Finding dense minors using average degree
Kevin Hendrey, Sergey Norin, Raphael Steiner, Jérémie Turcotte
TL;DR
This work studies the densest possible $t$-vertex minor in graphs with average degree at least $t-1$, motivated by Hadwiger-type questions. The authors prove a lower bound showing the existence of a $t$-vertex minor with at least $(\sqrt{2}-1-o(1))\binom{t}{2}$ edges, and they show this constant cannot be improved beyond $(3/4+o(1))$ via explicit extremal constructions. The paper also provides exact densities for small $t$ (2 through 6) and develops a framework combining neighborhood-degree lemmas, random sampling, and minor-to-subgraph reductions (via $k$-trees and cockade-type graphs) to establish these bounds. Together, these results sharpen our understanding of how average degree controls the edge density of minors and contribute to the broader program surrounding Hadwiger's conjecture.
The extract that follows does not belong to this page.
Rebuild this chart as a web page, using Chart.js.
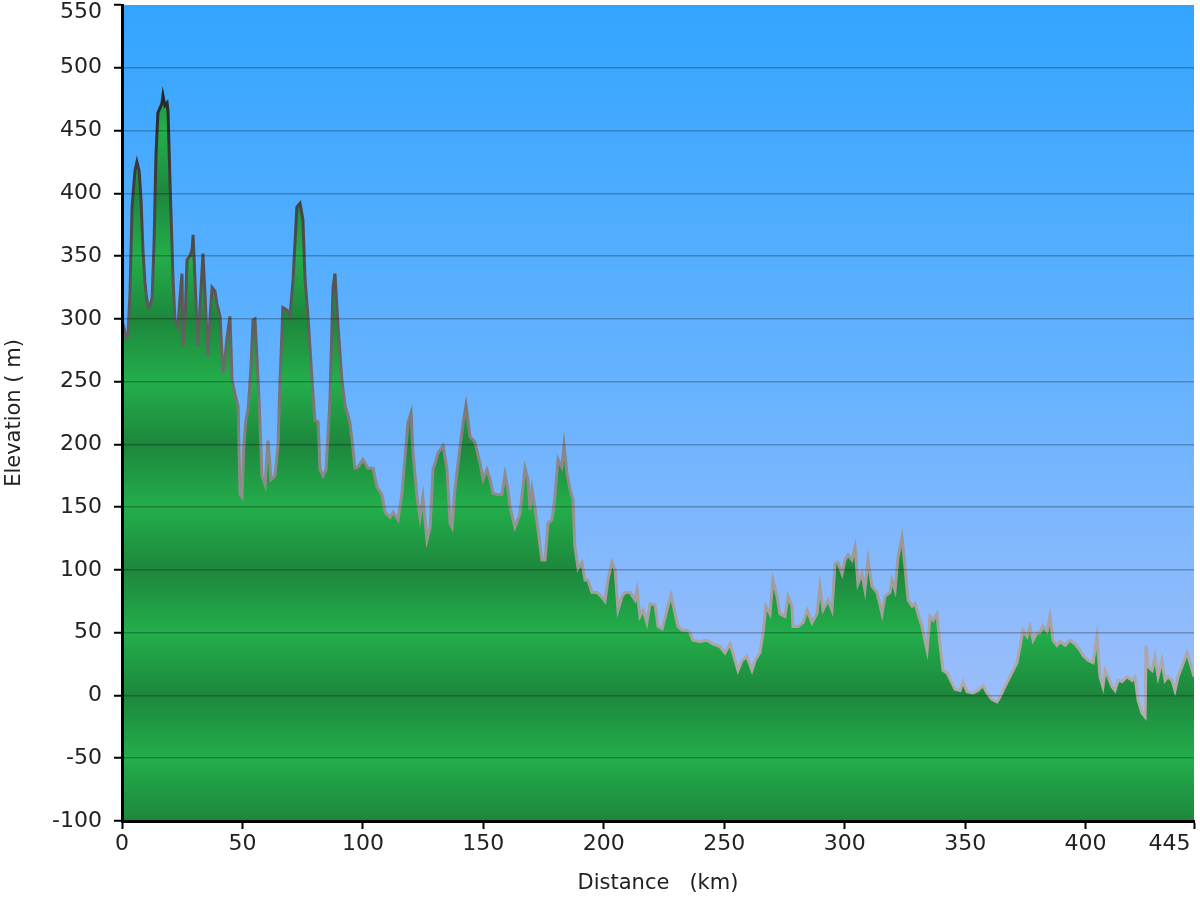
<!DOCTYPE html>
<html>
<head>
<meta charset="utf-8">
<script src="https://cdn.jsdelivr.net/npm/chart.js@4.4.0/dist/chart.umd.min.js"></script>
<style>
  html, body { margin: 0; padding: 0; background: #fff; }
</style>
</head>
<body>
<canvas id="elevChart" width="1200" height="900"></canvas>
<script>
// profile: distance (km) and elevation (m)
let distKm = [
  0, 0.8, 1.7, 2.5, 3.3, 4.2, 5.4, 6.2, 7.1, 7.9, 8.7, 9.5, 10.0, 10.8, 11.6, 12.5,
  13.3, 14.1, 14.9, 15.8, 16.6, 17.0, 17.8, 18.7, 19.1, 19.9, 21.2, 22.0, 23.2, 24.1,
  24.9, 25.3, 26.2, 27.0, 28.2, 29.1, 29.5, 30.3, 31.5, 32.4, 33.6, 34.5, 35.7, 36.5,
  37.4, 38.6, 39.4, 40.7, 41.9, 42.8, 43.6, 44.8, 45.7, 46.9, 48.2, 49.0, 49.8, 50.6,
  51.5, 52.3, 53.5, 54.4, 55.2, 56.0, 56.9, 58.1, 59.4, 60.6, 61.9, 63.5, 64.8, 65.6,
  66.8, 68.5, 69.7, 71.0, 72.6, 73.9, 75.1, 76.0, 77.2, 78.9, 80.1, 81.4, 82.2, 83.4,
  84.7, 86.3, 87.6, 88.4, 89.7, 91.3, 92.6, 93.8, 94.6, 95.5, 96.7, 98.0, 100.0, 102.1,
  104.2, 105.9, 107.9, 109.2, 111.3, 112.5, 114.6, 116.2, 117.5, 118.7, 120.0, 120.8,
  122.5, 123.7, 124.9, 126.6, 127.9, 129.1, 131.2, 133.3, 134.9, 136.2, 137.0, 138.2,
  140.3, 141.6, 142.8, 144.5, 146.5, 148.6, 149.9, 151.5, 152.8, 154.0, 156.1, 157.7,
  159.0, 160.2, 161.1, 163.1, 165.2, 167.3, 168.5, 169.4, 170.2, 171.4, 172.7, 174.3,
  175.6, 176.8, 178.5, 179.7, 181.0, 182.6, 183.5, 184.7, 186.0, 187.2, 188.0, 189.3,
  190.9, 192.2, 193.4, 195.1, 197.2, 199.3, 200.5, 201.7, 203.4, 204.7, 205.9, 207.6,
  208.8, 210.9, 213.0, 213.8, 215.0, 216.3, 217.9, 219.2, 221.3, 222.5, 224.2, 226.2,
  227.9, 229.6, 230.8, 232.5, 234.5, 235.8, 237.0, 239.9, 242.8, 245.3, 248.2, 250.3,
  252.4, 253.6, 255.7, 257.4, 259.4, 261.5, 262.8, 264.8, 266.1, 267.3, 269.0, 270.2,
  271.9, 273.1, 275.2, 276.5, 278.1, 278.5, 280.6, 282.7, 284.4, 286.4, 288.5, 289.7,
  291.0, 293.1, 294.7, 296.0, 297.2, 298.9, 300.1, 301.4, 303.0, 304.3, 305.5, 307.2,
  308.4, 309.7, 311.3, 313.4, 315.5, 316.7, 318.8, 319.6, 320.9, 322.1, 323.8, 325.0,
  326.3, 328.0, 329.2, 330.4, 332.1, 333.3, 334.2, 335.4, 336.7, 338.3, 339.6, 340.8,
  342.5, 344.5, 345.8, 347.9, 349.1, 350.8, 353.3, 355.3, 357.4, 359.1, 361.1, 363.2,
  364.5, 366.5, 368.6, 369.9, 371.5, 372.8, 374.0, 375.7, 376.9, 378.2, 379.8, 381.1,
  382.3, 384.0, 385.2, 386.5, 388.1, 389.4, 391.5, 393.5, 395.6, 397.7, 398.9, 401.0,
  403.1, 404.7, 406.0, 407.2, 408.1, 409.3, 411.0, 412.2, 413.5, 415.1, 417.2, 419.3,
  420.5, 421.8, 423.4, 424.7, 425.1, 425.9, 427.6, 428.8, 430.1, 431.7, 433.0, 434.2,
  435.9, 437.1, 438.4, 440.0, 442.1, 443.4, 445
];
let elevM = [
  290, 293, 285, 287, 320, 390, 418, 425, 418, 395, 355, 330, 320, 309, 310, 317,
  360, 430, 464, 468, 472, 478, 470, 472, 465, 411, 331, 299, 294, 318,
  336, 278, 300, 347, 350, 355, 367, 331, 278, 310, 352, 318, 270, 300,
  325, 322, 312, 302, 257, 270, 285, 302, 251, 240, 230, 160, 158, 200,
  220, 227, 260, 299, 300, 270, 235, 175, 168, 203, 172, 175, 200, 251,
  309, 307, 302, 331, 389, 392, 379, 331, 302, 251, 219, 218, 180, 175,
  180, 235, 325, 336, 294, 251, 231, 223, 217, 203, 181, 182, 188, 181,
  181, 166, 160, 146, 142, 146, 140, 161, 190, 217, 225, 193,
  158, 142, 158, 124, 134, 180, 193, 199, 180, 137, 134, 164,
  198, 217, 231, 206, 202, 185, 172, 180, 172, 161, 160, 160,
  176, 164, 150, 134, 145, 181, 172, 148, 164, 150, 132, 108,
  108, 137, 140, 158, 188, 182, 199, 177, 164, 156, 119, 101,
  106, 92, 92, 82, 82, 78, 75, 92, 106, 100, 68, 79,
  82, 82, 76, 84, 63, 68, 58, 73, 72, 55, 53, 68,
  80, 65, 55, 52, 52, 50, 44, 43, 44, 41, 39, 34,
  41, 34, 20, 28, 31, 20, 28, 34, 50, 71, 65, 92,
  79, 65, 63, 79, 71, 55, 55, 58, 68, 58, 65, 87,
  68, 76, 68, 105, 106, 97, 108, 112, 108, 118, 89, 97,
  84, 108, 87, 82, 65, 79, 82, 92, 84, 110, 126, 103,
  76, 71, 73, 65, 55, 44, 36, 63, 60, 65, 40, 20,
  18, 10, 5, 4, 11, 3, 2, 4, 8, 2, -3, -5,
  -1, 7, 15, 20, 26, 39, 52, 47, 55, 44, 50, 50,
  55, 51, 63, 44, 40, 43, 40, 44, 41, 36, 32, 28,
  26, 47, 15, 7, 20, 15, 7, 4, 12, 11, 15, 12,
  15, -4, -14, -17, 40, 23, 20, 31, 15, 28, 12, 15,
  12, 4, 15, 23, 34, 26, 15
];
let xTicks = [0, 50, 100, 150, 200, 250, 300, 350, 400, 445];
let yTicks = [-100, -50, 0, 50, 100, 150, 200, 250, 300, 350, 400, 450, 500, 550];

const fontFamily = "'DejaVu Sans', Verdana, sans-serif";

const points = distKm.map((d, i) => ({ x: d, y: elevM[i] }));

// green fill: light at the odd fifties, dark at each hundred
function fillGradient(context) {
  const chart = context.chart;
  const area = chart.chartArea;
  const yScale = chart.scales.y;
  if (!area || !yScale) return "#21a046";
  const g = chart.ctx.createLinearGradient(0, area.top, 0, area.bottom);
  const h = area.bottom - area.top;
  yTicks.forEach((v) => {
    const pos = (yScale.getPixelForValue(v) - area.top) / h;
    const col = v % 100 === 0 ? "#1d873c" : "#23ae4b";
    g.addColorStop(Math.min(1, Math.max(0, pos)), col);
  });
  return g;
}

// outline gets darker the higher it goes
function lineGradient(context) {
  const chart = context.chart;
  const area = chart.chartArea;
  const yScale = chart.scales.y;
  if (!area || !yScale) return "#888";
  const g = chart.ctx.createLinearGradient(0, area.top, 0, area.bottom);
  const h = area.bottom - area.top;
  const stops = [[480, "#262626"], [400, "#404040"], [300, "#5c5c5c"], [200, "#868484"], [100, "#a09c9c"], [0, "#b2abab"], [-100, "#b8b0b0"]];
  stops.forEach(([v, col]) => {
    const pos = (yScale.getPixelForValue(v) - area.top) / h;
    g.addColorStop(Math.min(1, Math.max(0, pos)), col);
  });
  return g;
}

const skyPlugin = {
  id: "sky",
  beforeDraw(chart) {
    const { ctx, chartArea: a } = chart;
    const g = ctx.createLinearGradient(0, a.top, 0, a.bottom);
    g.addColorStop(0, "#33a5ff");
    g.addColorStop(0.45, "#64b2ff");
    g.addColorStop(0.8, "#95bcfb");
    g.addColorStop(1, "#a8c2f6");
    ctx.save();
    ctx.fillStyle = g;
    ctx.fillRect(a.left, a.top, a.right - a.left, a.bottom - a.top);
    ctx.restore();
  },
};

new Chart("elevChart", {
  type: "line",
  data: {
    datasets: [
      {
        data: points,
        fill: "start",
        backgroundColor: fillGradient,
        borderColor: lineGradient,
        borderWidth: 3,
        pointRadius: 0,
        tension: 0,
      },
    ],
  },
  options: {
    responsive: false,
    animation: false,
    layout: { padding: { top: 5, right: 6, bottom: 0, left: 0 } },
    plugins: {
      legend: { display: false },
      tooltip: { enabled: false },
    },
    scales: {
      x: {
        type: "linear",
        min: 0,
        max: 445,
        afterBuildTicks: (scale) => {
          scale.ticks = xTicks.map((v) => ({ value: v }));
        },
        afterFit: (scale) => {
          scale.height = 79;
          scale.paddingLeft = 0;
          scale.paddingRight = 0;
        },
        border: { color: "#000", width: 3, z: 2 },
        grid: {
          drawOnChartArea: false,
          tickColor: "#000",
          tickLength: 8,
          tickWidth: 2,
        },
        ticks: {
          autoSkip: false,
          maxRotation: 0,
          padding: 2,
          color: "#222",
          font: { family: fontFamily, size: 22 },
          callback: (v) => (v === 445 ? "445       " : String(v)),
        },
        title: {
          display: true,
          text: "Distance   (km)",
          color: "#222",
          font: { family: fontFamily, size: 21 },
          padding: { top: 0, bottom: 4 },
        },
      },
      y: {
        min: -100,
        max: 550,
        afterBuildTicks: (scale) => {
          scale.ticks = yTicks.map((v) => ({ value: v }));
        },
        afterFit: (scale) => {
          scale.width = 122;
          scale.paddingTop = 0;
          scale.paddingBottom = 0;
        },
        border: { color: "#000", width: 3, z: 2 },
        grid: {
          z: 1,
          color: (c) => (c.tick && (c.tick.value === 550 || c.tick.value === -100) ? "rgba(0,0,0,0)" : "rgba(0,0,0,0.25)"),
          lineWidth: 1.5,
          tickColor: "#000",
          tickLength: 8,
          tickWidth: 2,
        },
        ticks: {
          padding: 12,
          color: "#222",
          font: (c) =>
            c.tick && c.tick.value === 550
              ? { family: fontFamily, size: 22, lineHeight: "14px" }
              : { family: fontFamily, size: 22 },
          callback: (v) => (v === 550 ? ["", "550"] : String(v)),
        },
        title: {
          display: true,
          text: "Elevation ( m)",
          color: "#222",
          font: { family: fontFamily, size: 21 },
          padding: { top: 2, bottom: 0 },
        },
      },
    },
  },
  plugins: [skyPlugin],
});
</script>
</body>
</html>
The insights have potential implications for extremal minor theory and related graph-structure questions in dense regimes.
Abstract
Motivated by Hadwiger's conjecture, we study the problem of finding the densest possible $t$-vertex minor in graphs of average degree at least $t-1$. We show that if $G$ has average degree at least $t-1$, it contains a minor on $t$ vertices with at least $(\sqrt{2}-1-o(1))\binom{t}{2}$ edges. We show that this cannot be improved beyond $\left(\frac{3}{4}+o(1)\right)\binom{t}{2}$. Finally, for $t\leq 6$ we exactly determine the number of edges we are guaranteed to find in the densest $t$-vertex minor in graphs of average degree at least $t-1$.